StarSpace: Embed All The Things!
Ledell Wu, Adam Fisch, Sumit Chopra, Keith Adams, Antoine Bordes, Jason Weston
TL;DR
StarSpace presents a general neural embedding framework that learns entity representations from discrete feature bags and optimizes a ranking or classification objective across diverse tasks. By embedding heterogeneous entities into a shared space and training with $k$-negative sampling, StarSpace unifies text labeling, retrieval, collaborative filtering, and knowledge-graph embedding under a single objective. The authors demonstrate competitive performance across text classification, content-based recommendations, link prediction, Wikipedia search, sentence matching, and transferable sentence embeddings, often outperforming task-specific baselines.

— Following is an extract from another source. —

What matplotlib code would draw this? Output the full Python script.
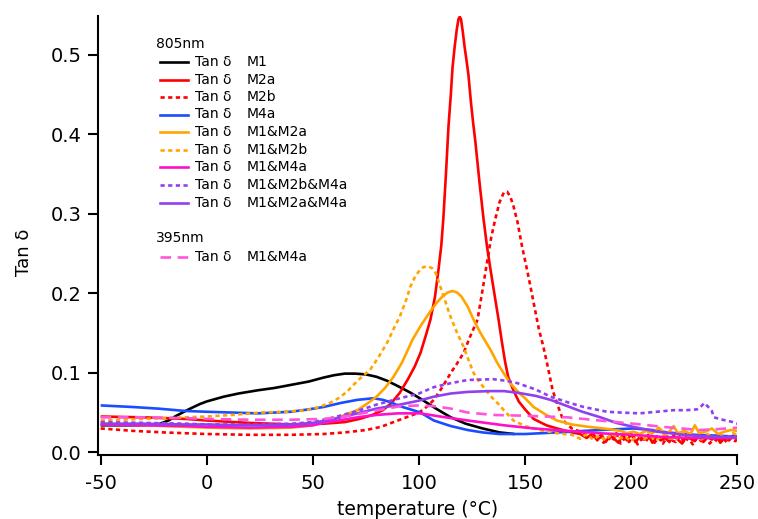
import matplotlib
matplotlib.use("Agg")
import matplotlib.pyplot as plt
from matplotlib.lines import Line2D

# ---------------- data ----------------
t_M1 = [-50,-40,-30,-23,-18,-15,-10,-7,-3,0,4,8,15,24,32,40,48,55,60,65,70,75,80,85,91,96,101,108,115,122,130,138,145]
y_M1 = [0.034,0.034,0.034,0.035,0.040,0.045,0.052,0.056,0.061,0.064,0.067,0.070,0.074,0.078,0.081,0.085,0.089,0.094,0.097,0.099,0.099,0.098,0.095,0.090,0.082,0.075,0.067,0.055,0.044,0.036,0.030,0.025,0.023]

t_M2a = [-50,-30,-10,0,20,40,55,65,72,78,83,87,91,95,98,100.7,103,105.4,107.5,109.2,110.5,111.5,112.7,113.9,115,115.8,116.8,117.8,118.6,119.2,119.8,120.6,121.5,122.3,123.3,124.5,125.5,126.6,128.5,130.4,132,133.7,135.5,137.5,139,140.5,142,144.5,147,150,154,160,165,172,176,
         179,182,184,186,188,190,192,194,196,198,200,202,204,206,208,210,212,214,216,218,220,222,224,226,228,230,232,234,236,238,240,242,244,246,248,250]
y_M2a = [0.045,0.044,0.042,0.040,0.037,0.035,0.036,0.038,0.042,0.047,0.053,0.062,0.075,0.093,0.108,0.125,0.145,0.167,0.195,0.23,0.26,0.295,0.35,0.41,0.45,0.484,0.51,0.532,0.545,0.548,0.545,0.53,0.51,0.495,0.475,0.44,0.415,0.39,0.34,0.294,0.26,0.23,0.20,0.167,0.14,0.115,0.095,0.078,0.064,0.054,0.042,0.034,0.030,0.025,0.023,
         0.018,0.024,0.015,0.022,0.013,0.021,0.017,0.012,0.022,0.015,0.023,0.013,0.019,0.016,0.022,0.012,0.020,0.015,0.018,0.013,0.021,0.016,0.011,0.020,0.017,0.014,0.022,0.013,0.019,0.016,0.021,0.012,0.018,0.015,0.021,0.016]

t_M2b = [-50,-35,-20,0,20,40,55,65,75,82,87,92,96,100,104,107,111,115,118,121,124,127.6,130,132.3,134,136,138,140,141.5,143,144.5,146.4,148.5,150.5,152.5,155,156.5,158.6,160.5,163,165.5,168,172,177,
         181,183,185,187,189,191,193,195,197,199,201,203,205,207,209,211,213,215,217,219,221,223,225,227,229,231,233,235,237,239,241,243,245,247,249,250]
y_M2b = [0.030,0.027,0.025,0.023,0.022,0.022,0.023,0.025,0.028,0.032,0.037,0.042,0.046,0.050,0.058,0.066,0.082,0.100,0.112,0.125,0.145,0.167,0.205,0.243,0.27,0.294,0.315,0.327,0.328,0.322,0.31,0.29,0.26,0.235,0.209,0.175,0.155,0.133,0.11,0.078,0.058,0.040,0.030,0.025,
         0.021,0.015,0.023,0.012,0.019,0.014,0.024,0.011,0.018,0.013,0.021,0.010,0.017,0.014,0.022,0.012,0.019,0.011,0.020,0.015,0.013,0.021,0.012,0.018,0.010,0.019,0.014,0.020,0.011,0.017,0.013,0.020,0.012,0.018,0.014,0.016]

t_M4a = [-50,-35,-23,-10,0,12,24,39.5,48,55,63,71,78.6,83,86.6,91,96,100.7,107,115,123,130,138,150,165,185,201,210,217,230,240,248,250]
y_M4a = [0.059,0.057,0.055,0.052,0.051,0.050,0.049,0.051,0.054,0.057,0.062,0.066,0.068,0.066,0.063,0.058,0.054,0.050,0.040,0.033,0.028,0.025,0.023,0.023,0.025,0.028,0.030,0.028,0.025,0.022,0.021,0.020,0.020]

t_M1M2a = [-50,-30,-10,0,20,40,50,58,64,71,76,80,84,88,92,97,101,105,108,111,113.5,115.8,118,120,123,125.7,129,133.7,137,141,143,147,150,154,160,165,172,180,190,
           195,198,201,204,207,210,213,216,218,220,222,225,228,230,232,235,238,241,244,247,250]
y_M1M2a = [0.036,0.034,0.032,0.031,0.030,0.031,0.034,0.040,0.046,0.053,0.062,0.070,0.081,0.095,0.113,0.142,0.16,0.176,0.187,0.196,0.201,0.203,0.201,0.196,0.183,0.167,0.15,0.129,0.112,0.095,0.087,0.075,0.068,0.057,0.047,0.040,0.035,0.032,0.029,
           0.027,0.024,0.026,0.023,0.027,0.024,0.031,0.023,0.026,0.033,0.024,0.027,0.023,0.034,0.024,0.026,0.030,0.023,0.026,0.028,0.027]

t_M1M2b = [-50,-30,-10,0,12,25,37,47,53,58,62,66,71,77,81,85,88,91,94,96,98,100,102,104.5,106.5,108,110,112,114.8,118,121,123.5,125.7,128,131,134,137,140,144.5,150,157,165,172,
           176,179,182,185,188,191,194,197,200,203,206,209,212,215,218,221,224,227,230,233,236,239,242,245,248,250]
y_M1M2b = [0.040,0.042,0.044,0.045,0.047,0.050,0.051,0.053,0.057,0.062,0.068,0.076,0.090,0.104,0.120,0.138,0.155,0.171,0.192,0.209,0.220,0.228,0.233,0.234,0.231,0.225,0.209,0.193,0.171,0.150,0.133,0.115,0.100,0.090,0.080,0.070,0.062,0.053,0.040,0.033,0.028,0.024,0.022,
           0.017,0.023,0.016,0.021,0.015,0.024,0.017,0.020,0.014,0.022,0.017,0.020,0.015,0.023,0.018,0.016,0.025,0.018,0.020,0.016,0.023,0.018,0.021,0.017,0.024,0.022]

t_M1M4a = [-50,-30,-10,0,20,40,50,55,62,71,80,90,100.7,110,123,140,154,170,185,200,217,230,250]
y_M1M4a = [0.035,0.034,0.033,0.032,0.031,0.032,0.034,0.037,0.040,0.044,0.047,0.049,0.049,0.045,0.040,0.034,0.030,0.027,0.024,0.022,0.019,0.018,0.018]

t_M1M2bM4a = [-50,-30,-10,0,20,40,50,60,71,80,91,100,107,115,123,135,141,146.4,155,162,170,177.6,188.7,195,204,212,220,226,231,233,234.5,236,238,239,243,248,250]
y_M1M2bM4a = [0.038,0.037,0.036,0.035,0.035,0.036,0.038,0.044,0.052,0.060,0.068,0.074,0.082,0.087,0.091,0.092,0.090,0.087,0.079,0.070,0.063,0.057,0.051,0.050,0.049,0.051,0.053,0.053,0.054,0.058,0.062,0.058,0.052,0.044,0.041,0.038,0.036]

t_M1M2aM4a = [-50,-30,-10,0,20,40,50,60,71,80,91,100,107,115,123,133,140,146.4,155,162,170,177,185.5,193,201,212,224.6,235,250]
y_M1M2aM4a = [0.036,0.036,0.035,0.035,0.034,0.035,0.037,0.042,0.049,0.055,0.060,0.065,0.070,0.074,0.076,0.077,0.077,0.075,0.071,0.066,0.058,0.051,0.044,0.037,0.032,0.026,0.022,0.020,0.019]

t_395 = [-50,-30,-10,0,20,40,55,65,75,85,91,100,107,115,123,135,150,170,185,201,215,232,240,250]
y_395 = [0.044,0.044,0.043,0.042,0.041,0.041,0.042,0.045,0.050,0.055,0.058,0.059,0.058,0.055,0.050,0.047,0.046,0.044,0.040,0.036,0.032,0.028,0.029,0.031]

xticks = [-50, 0, 50, 100, 150, 200, 250]
yticks = [0.0, 0.1, 0.2, 0.3, 0.4, 0.5]

C_BLACK = "#000000"
C_RED = "#ff0000"
C_BLUE = "#1a4dff"
C_ORANGE = "#ffa500"
C_MAG = "#ff10c8"
C_PURP = "#9040ee"
C_PINK = "#ff55dd"
DOT = (0, (1.6, 1.3))
DASH = (0, (4, 2.5))

series = [
    ("M1", t_M1, y_M1, C_BLACK, "-"),
    ("M2a", t_M2a, y_M2a, C_RED, "-"),
    ("M2b", t_M2b, y_M2b, C_RED, DOT),
    ("M4a", t_M4a, y_M4a, C_BLUE, "-"),
    ("M1&M2a", t_M1M2a, y_M1M2a, C_ORANGE, "-"),
    ("M1&M2b", t_M1M2b, y_M1M2b, C_ORANGE, DOT),
    ("M1&M4a", t_M1M4a, y_M1M4a, C_MAG, "-"),
    ("M1&M2b&M4a", t_M1M2bM4a, y_M1M2bM4a, C_PURP, DOT),
    ("M1&M2a&M4a", t_M1M2aM4a, y_M1M2aM4a, C_PURP, "-"),
]
series395 = [("M1&M4a", t_395, y_395, C_PINK, DASH)]

W, H = 758, 519
plt.rcParams['font.family'] = ['DejaVu Sans']
fig = plt.figure(figsize=(W / 100, H / 100), dpi=100)

def fx(px):
    return px / W

def fy(py):
    return 1 - py / H

LW = 1.9
left, right, top, bottom = 97.7, 737.3, 16, 455
ax = fig.add_axes([fx(left), fy(bottom), fx(right) - fx(left), (bottom - top) / H])

for name, t, y, c, ls in series + series395:
    ax.plot(t, y, color=c, linestyle=ls, linewidth=LW, solid_capstyle='butt')

ax.set_xlim(-51.4, 250)
ax.set_ylim(-0.0034, 0.549)
ax.spines['top'].set_visible(False)
ax.spines['right'].set_visible(False)
for s in ('left', 'bottom'):
    ax.spines[s].set_linewidth(1.5)
ax.set_xticks(xticks)
ax.set_xticklabels([str(v) for v in xticks])
ax.set_yticks(yticks)
ax.set_yticklabels([f"{v:.1f}" for v in yticks])
ax.tick_params(direction='out', length=7.5, width=1.5, labelsize=14, pad=4)
ax.tick_params(axis='x', pad=6)
ax.set_xlabel("temperature (°C)", fontsize=13.5, labelpad=5)

fig.text(fx(24), fy(252), "Tan δ", rotation=90, fontsize=13, ha='center', va='center')

# legend (manual, Igor-style)
lx0, lx1, tx, nx = 160, 188, 195, 247
fs = 10
fig.text(fx(156), fy(44), "805nm", fontsize=fs, ha='left', va='center')
ys = [62, 79.5, 97, 114.5, 132, 149.5, 167, 185, 203]
for (name, t, y, c, ls), yy in zip(series, ys):
    fig.add_artist(Line2D([fx(lx0), fx(lx1)], [fy(yy), fy(yy)], color=c, linestyle=ls, linewidth=LW, transform=fig.transFigure))
    fig.text(fx(tx), fy(yy), "Tan δ", fontsize=fs, ha='left', va='center')
    fig.text(fx(nx), fy(yy), name, fontsize=fs, ha='left', va='center')
fig.text(fx(156), fy(238), "395nm", fontsize=fs, ha='left', va='center')
for (name, t, y, c, ls), yy in zip(series395, [257]):
    fig.add_artist(Line2D([fx(lx0), fx(lx1)], [fy(yy), fy(yy)], color=c, linestyle=ls, linewidth=LW, transform=fig.transFigure))
    fig.text(fx(tx), fy(yy), "Tan δ", fontsize=fs, ha='left', va='center')
    fig.text(fx(nx), fy(yy), name, fontsize=fs, ha='left', va='center')

fig.savefig("out.png", dpi=100)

A key contribution is handling out-of-sample items and users through feature-based representations, enabling broad applicability and practical baselines for multiple downstream applications. The work suggests broad potential extensions to continuous features and multimodal data while maintaining the framework's generality.
Abstract
We present StarSpace, a general-purpose neural embedding model that can solve a wide variety of problems: labeling tasks such as text classification, ranking tasks such as information retrieval/web search, collaborative filtering-based or content-based recommendation, embedding of multi-relational graphs, and learning word, sentence or document level embeddings. In each case the model works by embedding those entities comprised of discrete features and comparing them against each other -- learning similarities dependent on the task. Empirical results on a number of tasks show that StarSpace is highly competitive with existing methods, whilst also being generally applicable to new cases where those methods are not.